Oh wait, it doesn’t, or at least shouldn’t.

There’s no such thing as a benchmark for MVP, Mark McGwire finished second in the ’98 MVP voting to Sammy Sosa. If breaking the all-time home run record in a season (at the time) doesn’t automatically lock up the MVP, then I don’t know what does.

The proof here is in the narrative pudding, and it tastes terrible. Out of the blue it seemed like someone, somewhere needed to inject drama into this race, just so people could talk about again. Both the Angels and the Tigers teams are on the outside looking in regards to the playoff race, and it’s not as if Trout or Cabrera by themselves can overcome the flaws of the roster.

It’s strange that because Cabrera hits a few home runs, suddenly the conversation becomes, “IT’S OVER, TROUT IS FINISHED!” One game out of 162 does not enough influence to change the perception of an entire season.

My sense is that any pro-Cabrera argument will dance around the idea that defense doesn’t matter as much when conveniently applied to this discussion. There’s nothing Cabrera can do to improve defensively, he’s made some plays on occasion, but the lack of overall range just hurts his stats. Fangraphs Ultimate Zone rating (UZR) pegs him at -9.4, which mean that he’s 9 runs worse with his range than the average defender. It’s worth noting that UZR often requires three years of hard data to understand player trends, but Cabrera has never been considered a good defender even in his younger days.

Trout’s amazing home run saving catches only build up the myth and allure of his play, and UZR also reflects his elite speed and range. +11.9 runs in centerfield has him as one of the best defenders in the game, a good comparison is the Braves’ Michael Bourne, who comes in at +21.3, which is astounding.

None of these numbers are perfect or will ever be as precise as the simple result of batting average or OPS, but you get the idea that good defenders will be rated highly and not so good defenders won’t.

Cabrera supporters can cite his RBI totals, but in the context of recent MVP voting, this isn’t as important as some might think.

Since 2000, only two MVP winners have led their league in HR/RBI

• 2006: Ryan Howard

• 2007: Alex Rodriguez

So this idea that Cabrera leading the league in RBI simply doesn’t do it for me, the voting results and trends do not back up this idea that he’s suddenly locked it down.
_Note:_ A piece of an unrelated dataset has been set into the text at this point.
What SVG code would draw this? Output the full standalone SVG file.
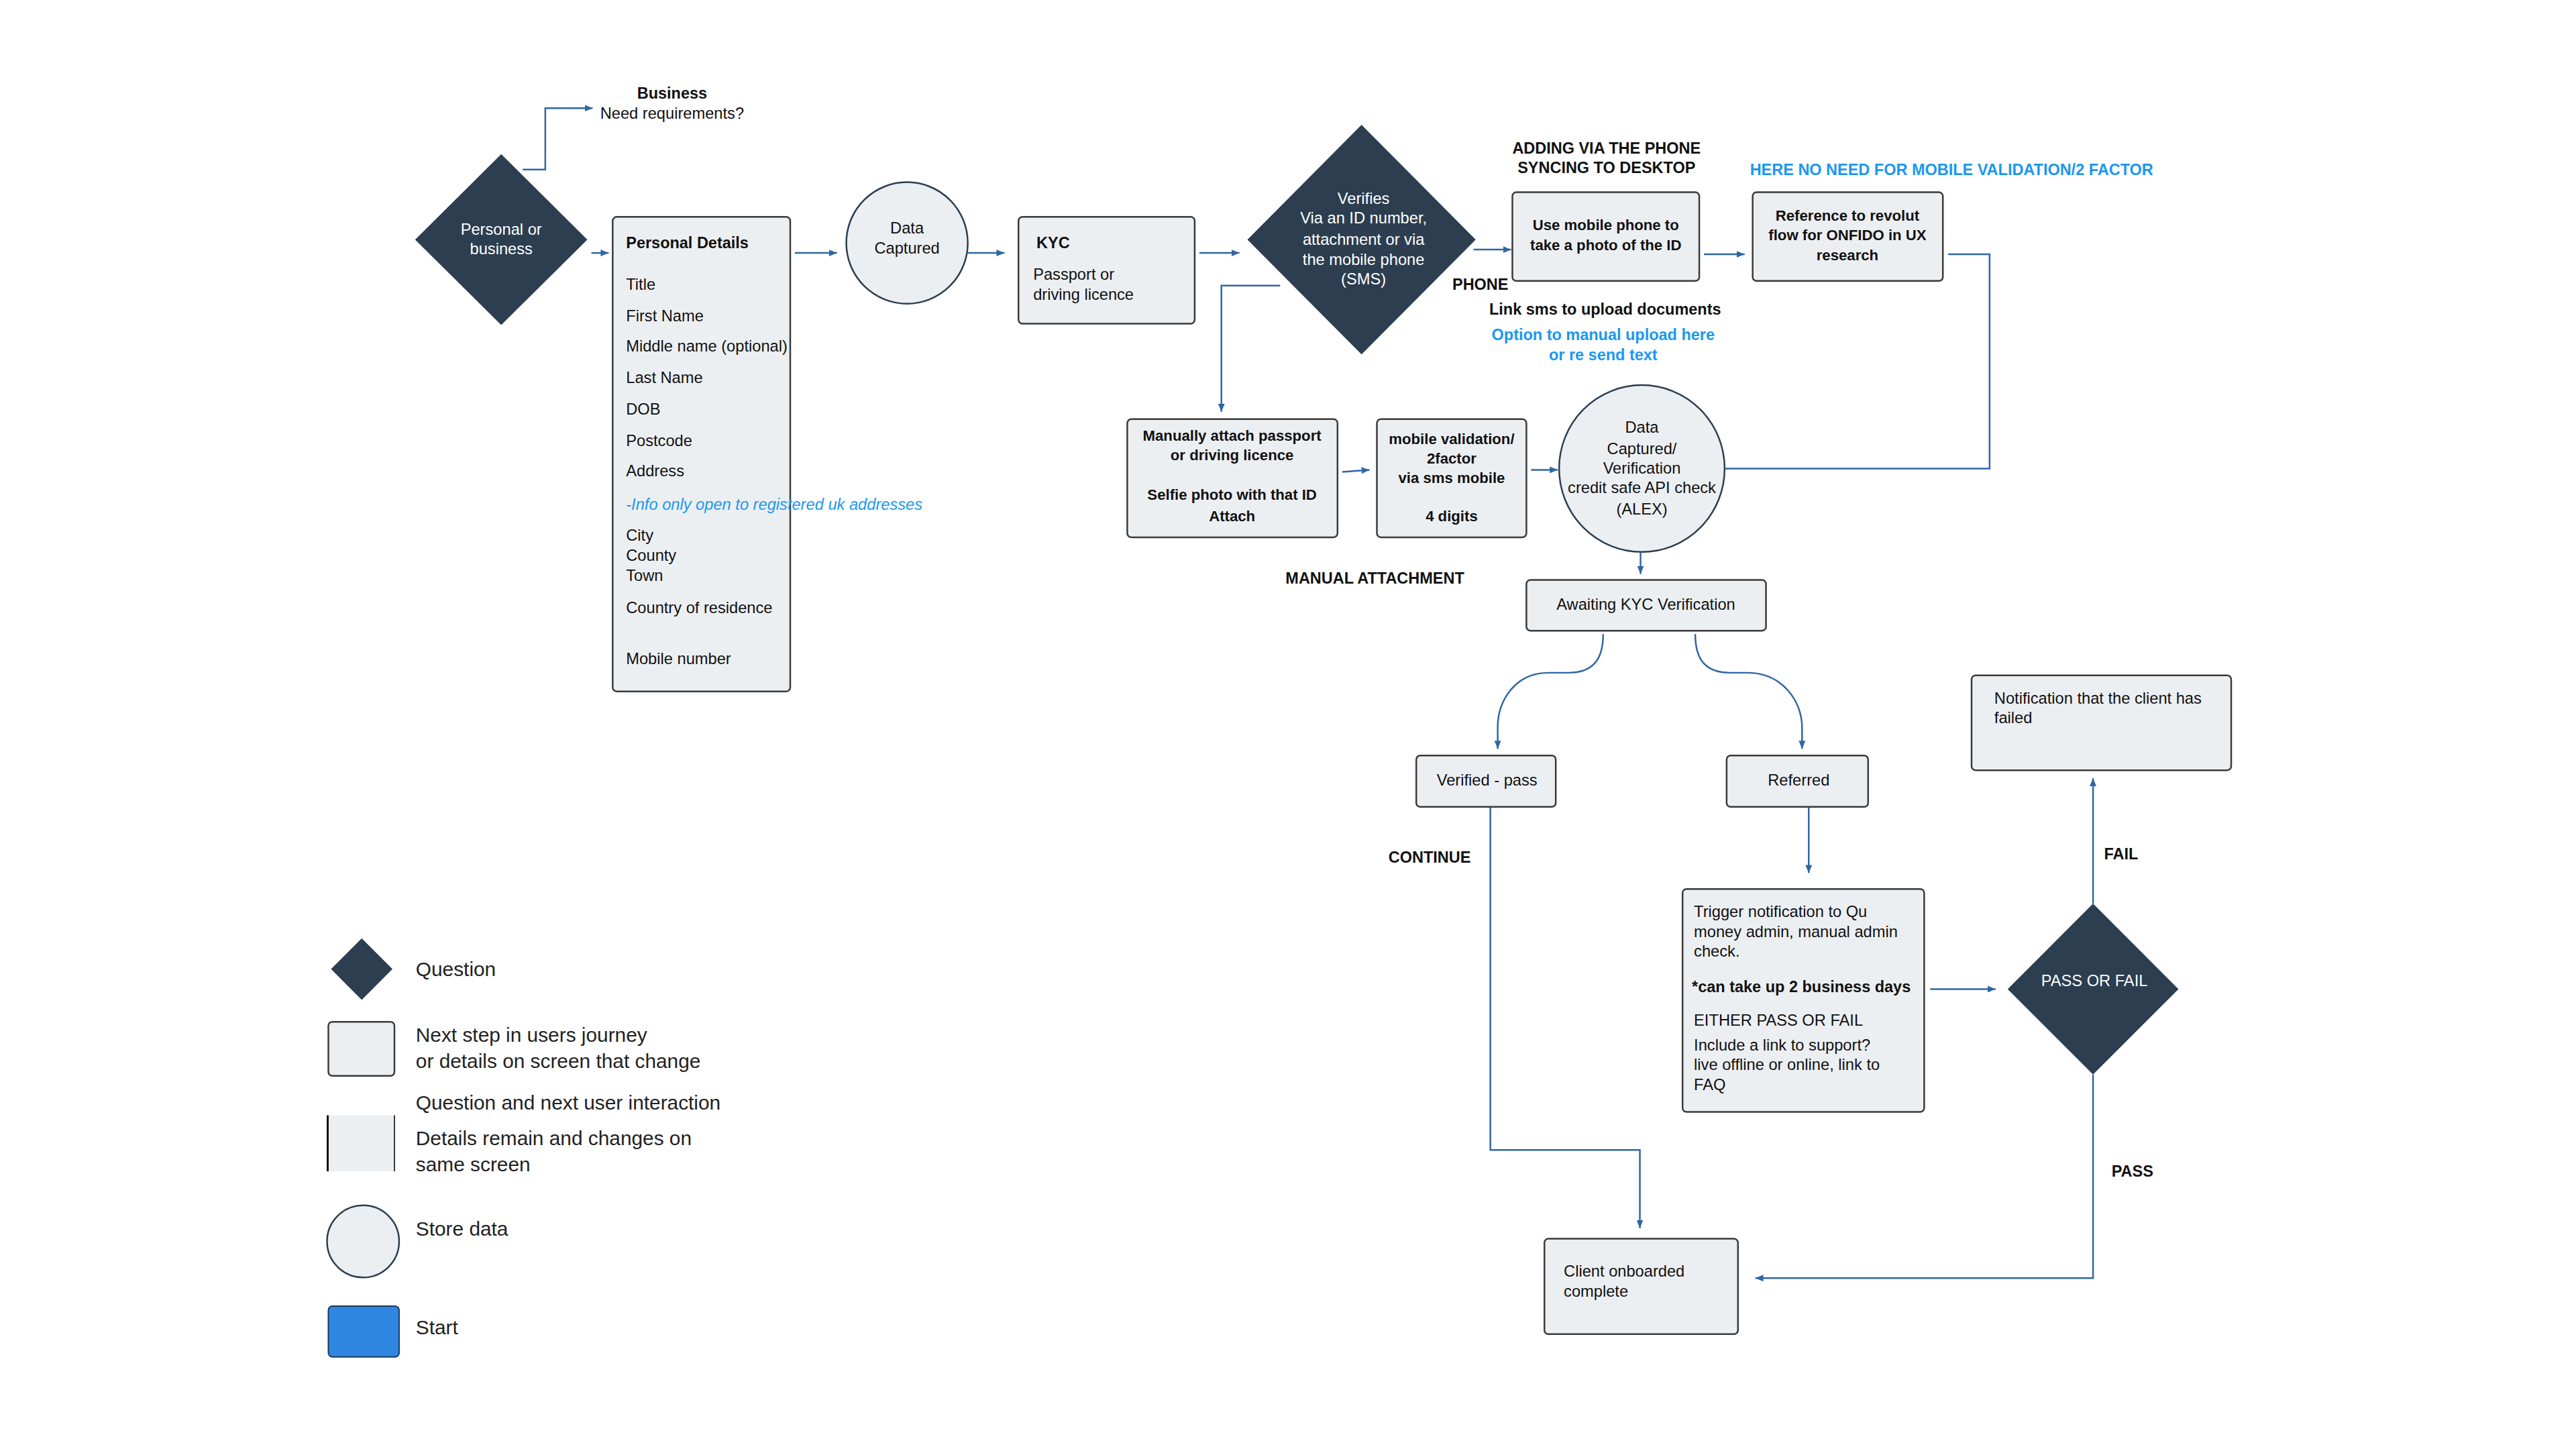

His current total of 130 isn’t even that impressive historically. Manny Ramirez finished third in the ’99 voting despite leading the league with 165 RBI and Miguel Tejada finished fifth in the ’04 voting with an AL best 150 RBI

If we’re going to be honest with ourselves about RBI, then let’s at least recognize that it’s far from the clinching factor in any MVP race.

I hope that Cabrera and Trout fans can both understand these differences, and still be able to have their heated arguments. As long as the facts are available for everyone to use, we can have an informed dialogue, and that’s the most important aspect here.